"""

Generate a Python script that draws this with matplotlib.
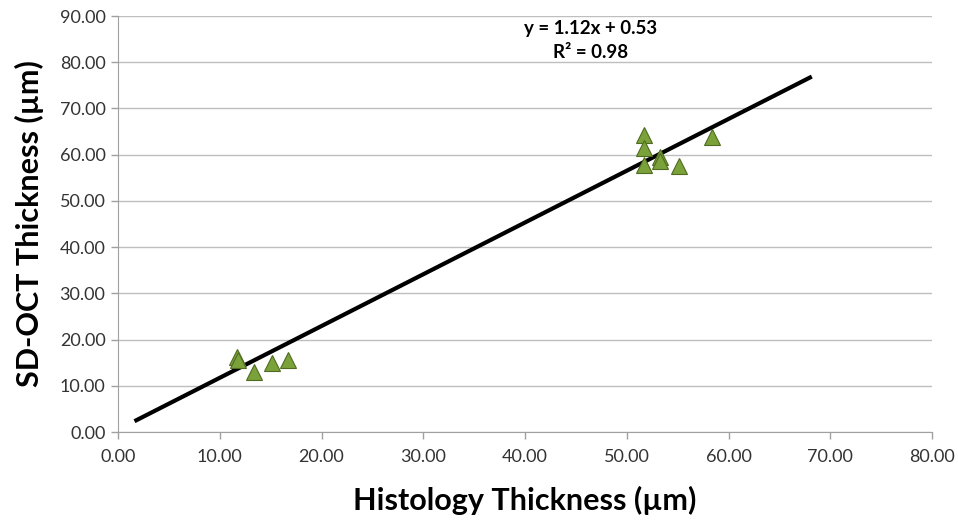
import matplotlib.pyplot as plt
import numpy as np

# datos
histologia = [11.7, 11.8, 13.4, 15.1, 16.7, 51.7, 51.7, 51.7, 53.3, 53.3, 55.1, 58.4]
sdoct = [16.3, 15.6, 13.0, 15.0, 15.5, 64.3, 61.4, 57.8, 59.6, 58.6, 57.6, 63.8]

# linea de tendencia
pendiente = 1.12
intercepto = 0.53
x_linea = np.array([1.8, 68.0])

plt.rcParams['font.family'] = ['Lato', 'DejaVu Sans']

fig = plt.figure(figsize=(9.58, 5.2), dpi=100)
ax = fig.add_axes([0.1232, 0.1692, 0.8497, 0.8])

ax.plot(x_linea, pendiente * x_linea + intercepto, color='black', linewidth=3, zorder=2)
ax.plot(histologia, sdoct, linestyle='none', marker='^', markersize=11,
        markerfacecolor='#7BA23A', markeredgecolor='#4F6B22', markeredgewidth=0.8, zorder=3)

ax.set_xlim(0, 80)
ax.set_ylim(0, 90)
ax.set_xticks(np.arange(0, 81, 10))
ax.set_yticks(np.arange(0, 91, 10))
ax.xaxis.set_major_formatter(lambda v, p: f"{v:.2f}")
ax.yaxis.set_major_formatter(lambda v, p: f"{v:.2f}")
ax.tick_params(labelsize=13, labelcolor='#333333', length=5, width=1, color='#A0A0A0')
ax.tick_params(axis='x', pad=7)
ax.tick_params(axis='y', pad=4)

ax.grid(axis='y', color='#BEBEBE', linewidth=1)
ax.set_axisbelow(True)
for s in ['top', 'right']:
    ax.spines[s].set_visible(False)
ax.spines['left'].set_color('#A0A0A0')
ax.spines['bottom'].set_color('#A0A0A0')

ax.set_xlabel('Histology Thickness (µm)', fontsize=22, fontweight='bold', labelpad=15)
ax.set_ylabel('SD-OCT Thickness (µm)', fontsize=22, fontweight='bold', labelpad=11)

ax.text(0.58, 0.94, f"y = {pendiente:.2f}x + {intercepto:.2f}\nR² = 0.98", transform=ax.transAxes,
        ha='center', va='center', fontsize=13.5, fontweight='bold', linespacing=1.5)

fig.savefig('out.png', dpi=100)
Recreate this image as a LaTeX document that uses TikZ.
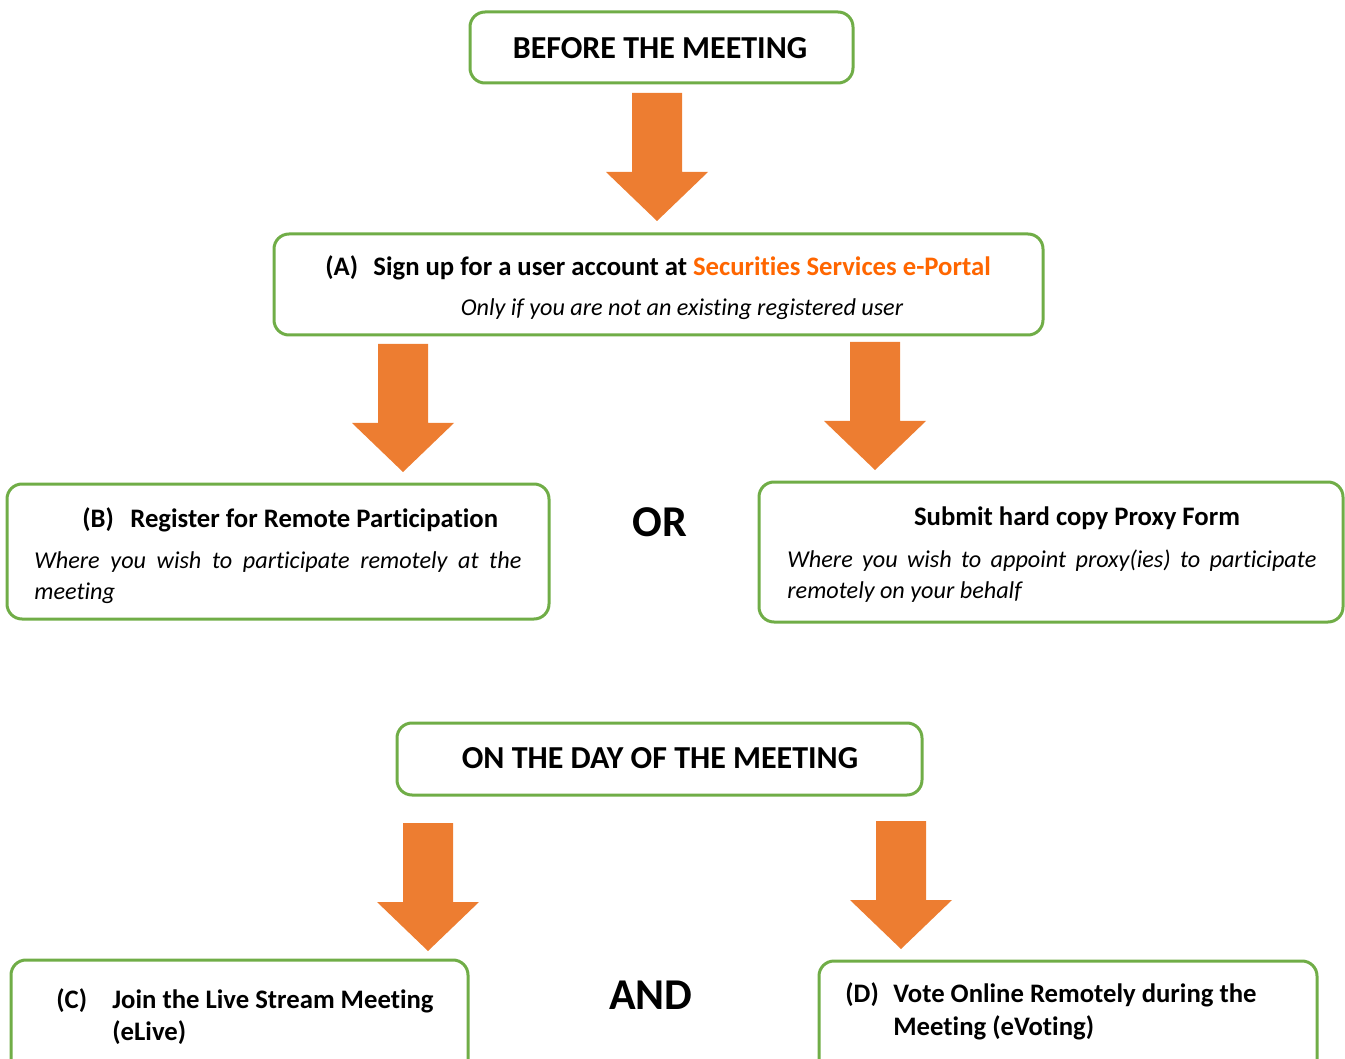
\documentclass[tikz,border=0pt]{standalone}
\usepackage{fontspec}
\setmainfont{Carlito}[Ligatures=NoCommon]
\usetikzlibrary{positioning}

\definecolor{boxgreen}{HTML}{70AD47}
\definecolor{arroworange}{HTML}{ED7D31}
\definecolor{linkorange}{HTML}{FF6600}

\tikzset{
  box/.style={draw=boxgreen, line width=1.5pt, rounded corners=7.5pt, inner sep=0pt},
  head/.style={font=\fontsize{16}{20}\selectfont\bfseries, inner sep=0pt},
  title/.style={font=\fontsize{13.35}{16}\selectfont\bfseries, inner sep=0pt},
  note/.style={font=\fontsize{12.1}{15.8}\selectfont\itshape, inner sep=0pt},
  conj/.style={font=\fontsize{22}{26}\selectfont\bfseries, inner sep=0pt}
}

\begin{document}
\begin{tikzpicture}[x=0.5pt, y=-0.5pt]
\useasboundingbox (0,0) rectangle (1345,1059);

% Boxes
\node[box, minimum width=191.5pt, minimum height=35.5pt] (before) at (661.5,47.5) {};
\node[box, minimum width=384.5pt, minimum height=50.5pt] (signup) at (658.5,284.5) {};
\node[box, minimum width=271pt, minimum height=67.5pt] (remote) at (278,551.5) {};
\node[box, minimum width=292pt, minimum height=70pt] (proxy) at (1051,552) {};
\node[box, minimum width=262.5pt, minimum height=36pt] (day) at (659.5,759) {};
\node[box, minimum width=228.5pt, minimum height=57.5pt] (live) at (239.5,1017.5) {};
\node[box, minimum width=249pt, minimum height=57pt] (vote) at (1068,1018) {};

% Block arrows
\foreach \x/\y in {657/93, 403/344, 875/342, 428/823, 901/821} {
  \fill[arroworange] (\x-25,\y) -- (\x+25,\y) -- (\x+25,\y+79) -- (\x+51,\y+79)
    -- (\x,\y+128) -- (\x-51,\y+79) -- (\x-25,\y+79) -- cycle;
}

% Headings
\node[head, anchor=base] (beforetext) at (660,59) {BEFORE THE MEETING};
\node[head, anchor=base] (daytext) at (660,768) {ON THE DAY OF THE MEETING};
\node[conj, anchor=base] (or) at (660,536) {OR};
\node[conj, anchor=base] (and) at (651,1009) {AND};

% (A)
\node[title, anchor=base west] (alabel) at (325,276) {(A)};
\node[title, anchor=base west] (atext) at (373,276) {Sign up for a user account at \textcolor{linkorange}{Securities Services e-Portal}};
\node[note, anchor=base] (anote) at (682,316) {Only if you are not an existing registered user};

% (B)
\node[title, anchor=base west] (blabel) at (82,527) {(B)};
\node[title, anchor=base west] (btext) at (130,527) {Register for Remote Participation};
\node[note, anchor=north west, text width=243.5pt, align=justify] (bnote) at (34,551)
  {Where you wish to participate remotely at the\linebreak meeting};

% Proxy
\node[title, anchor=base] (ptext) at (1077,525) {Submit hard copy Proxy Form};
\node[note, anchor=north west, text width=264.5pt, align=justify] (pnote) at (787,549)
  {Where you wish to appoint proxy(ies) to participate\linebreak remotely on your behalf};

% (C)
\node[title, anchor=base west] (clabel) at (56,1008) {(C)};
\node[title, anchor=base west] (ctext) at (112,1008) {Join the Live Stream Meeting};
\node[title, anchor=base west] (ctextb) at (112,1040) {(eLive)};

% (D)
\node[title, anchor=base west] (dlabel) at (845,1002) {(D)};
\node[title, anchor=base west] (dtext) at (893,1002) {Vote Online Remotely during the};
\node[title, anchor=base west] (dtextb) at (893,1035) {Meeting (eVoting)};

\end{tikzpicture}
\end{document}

"""

Reproduce the whole listing word for word, setting aside any pictures.

Generate a Python script that draws this with matplotlib.
import matplotlib.pyplot as plt
import numpy as np

# datos
histologia = [11.7, 11.8, 13.4, 15.1, 16.7, 51.7, 51.7, 51.7, 53.3, 53.3, 55.1, 58.4]
sdoct = [16.3, 15.6, 13.0, 15.0, 15.5, 64.3, 61.4, 57.8, 59.6, 58.6, 57.6, 63.8]

# linea de tendencia
pendiente = 1.12
intercepto = 0.53
x_linea = np.array([1.8, 68.0])

plt.rcParams['font.family'] = ['Lato', 'DejaVu Sans']

fig = plt.figure(figsize=(9.58, 5.2), dpi=100)
ax = fig.add_axes([0.1232, 0.1692, 0.8497, 0.8])

ax.plot(x_linea, pendiente * x_linea + intercepto, color='black', linewidth=3, zorder=2)
ax.plot(histologia, sdoct, linestyle='none', marker='^', markersize=11,
        markerfacecolor='#7BA23A', markeredgecolor='#4F6B22', markeredgewidth=0.8, zorder=3)

ax.set_xlim(0, 80)
ax.set_ylim(0, 90)
ax.set_xticks(np.arange(0, 81, 10))
ax.set_yticks(np.arange(0, 91, 10))
ax.xaxis.set_major_formatter(lambda v, p: f"{v:.2f}")
ax.yaxis.set_major_formatter(lambda v, p: f"{v:.2f}")
ax.tick_params(labelsize=13, labelcolor='#333333', length=5, width=1, color='#A0A0A0')
ax.tick_params(axis='x', pad=7)
ax.tick_params(axis='y', pad=4)

ax.grid(axis='y', color='#BEBEBE', linewidth=1)
ax.set_axisbelow(True)
for s in ['top', 'right']:
    ax.spines[s].set_visible(False)
ax.spines['left'].set_color('#A0A0A0')
ax.spines['bottom'].set_color('#A0A0A0')

ax.set_xlabel('Histology Thickness (µm)', fontsize=22, fontweight='bold', labelpad=15)
ax.set_ylabel('SD-OCT Thickness (µm)', fontsize=22, fontweight='bold', labelpad=11)

ax.text(0.58, 0.94, f"y = {pendiente:.2f}x + {intercepto:.2f}\nR² = 0.98", transform=ax.transAxes,
        ha='center', va='center', fontsize=13.5, fontweight='bold', linespacing=1.5)

fig.savefig('out.png', dpi=100)
Recreate this image as a LaTeX document that uses TikZ.
\documentclass[tikz,border=0pt]{standalone}
\usepackage{fontspec}
\setmainfont{Carlito}[Ligatures=NoCommon]
\usetikzlibrary{positioning}

\definecolor{boxgreen}{HTML}{70AD47}
\definecolor{arroworange}{HTML}{ED7D31}
\definecolor{linkorange}{HTML}{FF6600}

\tikzset{
  box/.style={draw=boxgreen, line width=1.5pt, rounded corners=7.5pt, inner sep=0pt},
  head/.style={font=\fontsize{16}{20}\selectfont\bfseries, inner sep=0pt},
  title/.style={font=\fontsize{13.35}{16}\selectfont\bfseries, inner sep=0pt},
  note/.style={font=\fontsize{12.1}{15.8}\selectfont\itshape, inner sep=0pt},
  conj/.style={font=\fontsize{22}{26}\selectfont\bfseries, inner sep=0pt}
}

\begin{document}
\begin{tikzpicture}[x=0.5pt, y=-0.5pt]
\useasboundingbox (0,0) rectangle (1345,1059);

% Boxes
\node[box, minimum width=191.5pt, minimum height=35.5pt] (before) at (661.5,47.5) {};
\node[box, minimum width=384.5pt, minimum height=50.5pt] (signup) at (658.5,284.5) {};
\node[box, minimum width=271pt, minimum height=67.5pt] (remote) at (278,551.5) {};
\node[box, minimum width=292pt, minimum height=70pt] (proxy) at (1051,552) {};
\node[box, minimum width=262.5pt, minimum height=36pt] (day) at (659.5,759) {};
\node[box, minimum width=228.5pt, minimum height=57.5pt] (live) at (239.5,1017.5) {};
\node[box, minimum width=249pt, minimum height=57pt] (vote) at (1068,1018) {};

% Block arrows
\foreach \x/\y in {657/93, 403/344, 875/342, 428/823, 901/821} {
  \fill[arroworange] (\x-25,\y) -- (\x+25,\y) -- (\x+25,\y+79) -- (\x+51,\y+79)
    -- (\x,\y+128) -- (\x-51,\y+79) -- (\x-25,\y+79) -- cycle;
}

% Headings
\node[head, anchor=base] (beforetext) at (660,59) {BEFORE THE MEETING};
\node[head, anchor=base] (daytext) at (660,768) {ON THE DAY OF THE MEETING};
\node[conj, anchor=base] (or) at (660,536) {OR};
\node[conj, anchor=base] (and) at (651,1009) {AND};

% (A)
\node[title, anchor=base west] (alabel) at (325,276) {(A)};
\node[title, anchor=base west] (atext) at (373,276) {Sign up for a user account at \textcolor{linkorange}{Securities Services e-Portal}};
\node[note, anchor=base] (anote) at (682,316) {Only if you are not an existing registered user};

% (B)
\node[title, anchor=base west] (blabel) at (82,527) {(B)};
\node[title, anchor=base west] (btext) at (130,527) {Register for Remote Participation};
\node[note, anchor=north west, text width=243.5pt, align=justify] (bnote) at (34,551)
  {Where you wish to participate remotely at the\linebreak meeting};

% Proxy
\node[title, anchor=base] (ptext) at (1077,525) {Submit hard copy Proxy Form};
\node[note, anchor=north west, text width=264.5pt, align=justify] (pnote) at (787,549)
  {Where you wish to appoint proxy(ies) to participate\linebreak remotely on your behalf};

% (C)
\node[title, anchor=base west] (clabel) at (56,1008) {(C)};
\node[title, anchor=base west] (ctext) at (112,1008) {Join the Live Stream Meeting};
\node[title, anchor=base west] (ctextb) at (112,1040) {(eLive)};

% (D)
\node[title, anchor=base west] (dlabel) at (845,1002) {(D)};
\node[title, anchor=base west] (dtext) at (893,1002) {Vote Online Remotely during the};
\node[title, anchor=base west] (dtextb) at (893,1035) {Meeting (eVoting)};

\end{tikzpicture}
\end{document}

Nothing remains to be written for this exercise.